Frankly, if I see a beautiful woman from across the room she is probably drinking a beer at a punk show. Sure, she’d probably be into a rude boy in a nice suit, but she’s just as likely to respect my jeans and boots. Lucky for me, eh?
Let me guess, you also dazzle your co-workers by your frequent use of words like “win-win,” “paradigm,” and “dynamic,” and when you interviewed for your current job you told the interviewer that your greatest weakness is that you work too hard.
Up until World War II, the vast majority of the population did hard physical labor. They spend most of their week wearing khakis or dungarees. For social occasions, they dressed up. The suit and tie was a welcome escape from the weekday routine.
In the 1950s and 1960s, many people moved up to the middle class, into white-collar jobs, where the suit and tie were part of the weekday routine. So casual clothes became the escape from workday drudgery.
I seem to be the opposite of the OP.
I went to my grandmas funeral a couple of months ago.
Most of the older men wore suits, none of the grand kids did. I haven’t owned a suit in decades so wore nice jeans and a button down and decent shoes, no one seemed to mind. My 70 something uncle wore jeans and a pink tee advertising his business.
OP, do you wear a bowler hat to baseball games?
It was the style back in the day.
I don’t even own a suit, you can call home and ask my wife.
Yes, this is true. I would NOT feel more confident wearing a suit, I’d feel as nervous as if I was dressed in a Roman toga. There are times where it would be appropriate to wear a Roman toga, and when those times come up I will wear a Roman toga no matter how uncomfortable I am wearing it. But for sitting at my desk working?
I work in technology in Seattle. If you wore slacks and a buttoned shirt every day to work people would think you like to dress up, but that would be your style. If you wore a suit and tie to work every day people would think you were crazy. There are client-facing parts of the industry where people dress according to the expectations of the clients, so if you are in the legal department you wear a suit and tie. But if you’re sweating in the server room you could wear a t-shirt and jeans, or shorts and sandals, or dockers and a buttoned up shirt according to your taste.

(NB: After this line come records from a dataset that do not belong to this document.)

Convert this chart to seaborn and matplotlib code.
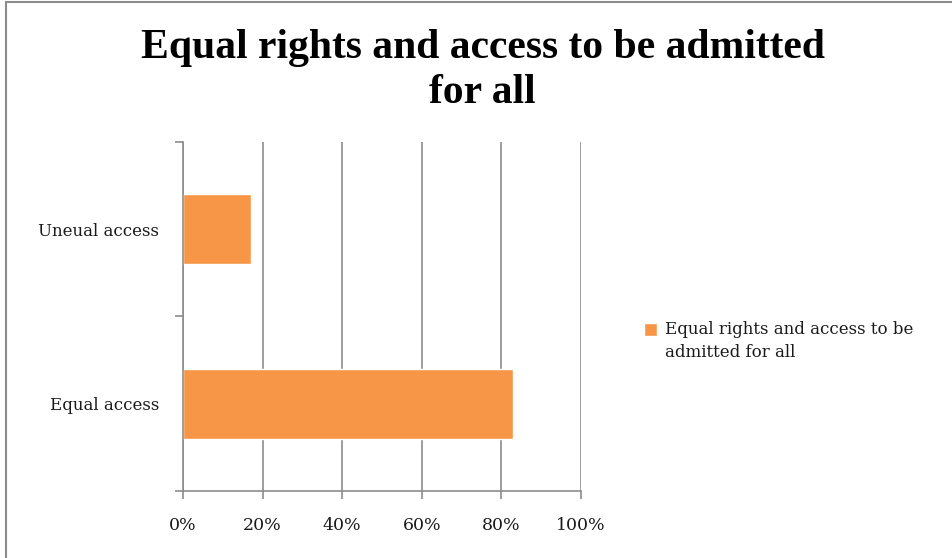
import matplotlib
matplotlib.use("Agg")
import matplotlib.pyplot as plt
import seaborn as sns
import pandas as pd
from matplotlib.patches import Rectangle
from matplotlib.container import BarContainer
from matplotlib.legend_handler import HandlerPatch
from matplotlib.ticker import FixedLocator, PercentFormatter

categories = ["Uneual access", "Equal access"]
shares = [17, 83]
series_name = "Equal rights and access to be\nadmitted for all"
title = "Equal rights and access to be admitted\nfor all"
x_ticks = [0, 20, 40, 60, 80, 100]

df = pd.DataFrame({"category": categories, "share": shares})

sns.set_theme(style="white")
plt.rcParams["font.family"] = ["DejaVu Serif", "Liberation Serif"]

fig = plt.figure(figsize=(9.52, 5.58), dpi=100)
ax = fig.add_axes([0.1922, 0.1201, 0.4181, 0.6254])

orange = "#F79646"
sns.barplot(data=df, x="share", y="category", orient="h", color=orange,
            width=0.4, saturation=1, label=series_name, ax=ax, zorder=3)

ax.set_xlim(0, 100)
ax.set_ylim(1.5, -0.5)
ax.xaxis.set_major_locator(FixedLocator(x_ticks))
ax.xaxis.set_major_formatter(PercentFormatter(decimals=0))
ax.grid(axis="x", color="#8c8c8c", linewidth=1.2, zorder=0)
ax.grid(axis="y", visible=False)

# category labels sit between boundary ticks, Excel style
ax.set_yticks([-0.5, 0.5, 1.5])
ax.set_yticklabels([])
ax.set_yticks([0, 1], minor=True)
ax.set_yticklabels(categories, minor=True)
ax.tick_params(axis="y", which="major", length=6, width=1.2, color="#8c8c8c", left=True)
ax.tick_params(axis="y", which="minor", length=0, pad=17, labelsize=12, labelcolor="#1a1a1a")
ax.tick_params(axis="x", length=6, width=1.2, color="#8c8c8c", bottom=True,
               labelsize=12.5, labelcolor="#1a1a1a", pad=13)
ax.set_xlabel("")
ax.set_ylabel("")

for side in ["top", "right"]:
    ax.spines[side].set_visible(False)
for side in ["left", "bottom"]:
    ax.spines[side].set_color("#8c8c8c")
    ax.spines[side].set_linewidth(1.2)
    ax.spines[side].set_zorder(4)

fig.text(0.507, 0.873, title, ha="center", va="center", fontsize=30,
         fontweight="bold", color="#000000", linespacing=1.25,
         family=["Liberation Serif", "DejaVu Serif"])


def top_line_square(legend, orig_handle, xdescent, ydescent, width, height, fontsize):
    # square marker lined up with the first line of a two-line label
    return Rectangle((-xdescent, -ydescent + 0.72 * fontsize), width, height)


def copy_bar_style(legend_handle, orig_handle):
    legend_handle.update_from(orig_handle[0])


leg = ax.legend(loc="center left", bbox_to_anchor=(1.12, 0.43), frameon=False,
                fontsize=12, handlelength=0.8, handleheight=0.8,
                handletextpad=0.45, labelcolor="#1a1a1a",
                handler_map={BarContainer: HandlerPatch(patch_func=top_line_square,
                                                        update_func=copy_bar_style)})
for t in leg.get_texts():
    t.set_linespacing(1.5)

# outer chart frame
fig.patches.append(Rectangle((6 / 952, -0.01), 1.0, 1 - 1.5 / 558 + 0.01,
                             transform=fig.transFigure, fill=False,
                             edgecolor="#8c8c8c", linewidth=1.5))

fig.savefig("out.png", dpi=100)
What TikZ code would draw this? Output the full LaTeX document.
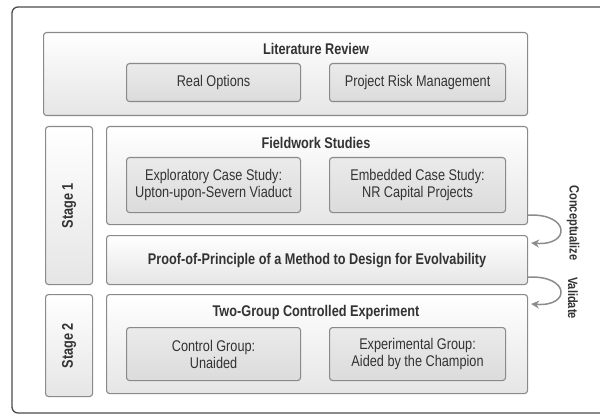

People don’t wear suits because they’d stand out as the weird one. If you’re wearing a suit and tie because you’ve got your eye on a different job, a job where wearing a suit and tie is the uniform, then why don’t you get that job? You wearing a suit means you don’t fit in, and don’t want to fit in. That’s fine, but what are you doing here?
I love these threads on the SDMB. Other entertaining ones:
1 - Why do you like tattoos (as in you shouldn’t)
2 - Why do you like parties (as in your shouldn’t)
3 - Why so you like sports (as in you shouldn’t)
4 - table manners
5 - car you drive
6 - etc.
I just don’t understand how anyone can like the color blue. It makes no sense. Red is so much more colorful, it has heart and warmth, blue is like a frozen landscape buried in the depths of time after nuclear holocaust.
My wife wants me to get a utilikilt. She says I have the legs for it. But I am not willing to spend $200 on a joke that I know I will not wear. On the other hand I let her buy me a fair number of suits for a lot more than that. Which I only wear to funerals and fancy dinners.
we finally figured out that dressing expensively doesn’t say anything about how competent or how good a person the wearer is. For example:
to me, that says you are either extremely arrogant or extremely insecure.
You are not your clothes. I’m sure the people behind Enron, Adelphia, MCI Worldcom, and Cerberus all dressed very smartly too.
So basically, you live to be a peacock. I doubt you’re impressing anyone, least of all me.
here’s why- formal wear (either business or black-tie) requires well-fitted clothing. Which for most of us means “tailored.” I’m proportioned such that I’ve found it damn near impossible to get a dress shirt off-the-shelf which simultaneously fits my neck, shoulders, chest, and waist. So now I’d have to pay a tailor to fit shirts to me.
and the final reason? It’s not expected in my profession. I’m an engineer, anything better than jeans & a tee is de rigueur. If I showed up in a suit and tie, nobody would say “well, there’s a go-getter who is moving up fast!” They’d wonder “why is he wearing a suit? Must have an interview.”
I hate dressing up largely because I’ve always felt neckties are stupid and pointless unless you use them as napkins. If the trend is toward more casual wear and this causes the tie to go the way of the dodo, I’m all for it.